Caroline Glick’s Jerusalem Post column (per Townhall.com, 8/5/11) observed this in quoting a senior P.A. negotiator’s statement showing clearly that Palestinian Arabs understand exactly what the U.S. and Israel mean by “two states for two peoples,” and that they expressly reject it:

[Glick:] Israel has no one to negotiate with because the Palestinians reject Israel’s right to exist.  This much was made clear yet again last month when senior PA “negotiator” Nabil Sha’ath said in an interview with Arabic News Broadcast, “The story of ‘two states for two peoples’ means that there will be a Jewish people over there and a Palestinian people here.  We will never accept this.”  [emphasis added]

My Bottom Line

Look at the language employed by the proponents of the Two-State Solution.”  UN: “the Palestinian territory occupied since 1967, including East Jerusalem.”  9 US Jewish Institutions:  “annexation by Israel of any territory in the West Bank … the 1967 borders.”  Consensus Democratic Party policy: “the 1967 lines with mutually agreed land swaps.”  Cong. Levin’s bill:  “the West Bank, including East Jerusalem, and the Gaza Strip are all occupied territories.”

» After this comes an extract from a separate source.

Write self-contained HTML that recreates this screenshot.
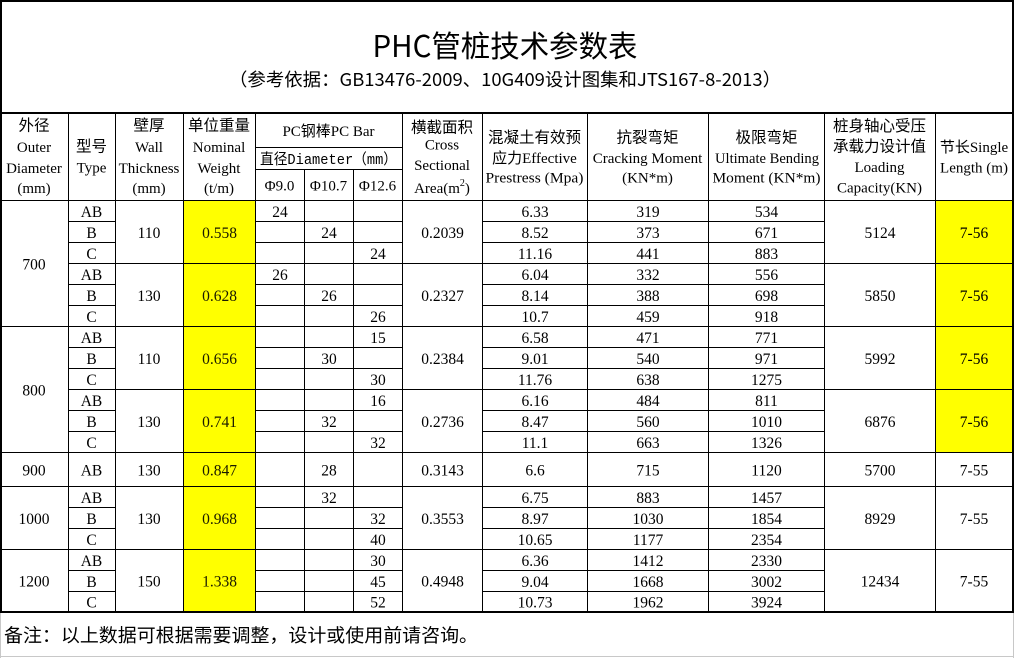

All of them are based on the Jewish people having no homeland rights, even in Jerusalem, beyond the 1949 ceasefire lines, even though those 1949 lines did not yet exist when the Palestine Mandate recognized the Jews’ twice previously sovereign historical connection to Palestine and called for reconstituting their national home in western Palestine with close settlement of Jews on the land.  And Palestinian Arabs, the majority population of the Arab state sitting on eastern Palestine, 78% of the Palestine Mandate, have never ruled western Palestine ever.  A 78% / 22% eastern/western partition of Palestine between Arabs and Jews already exists.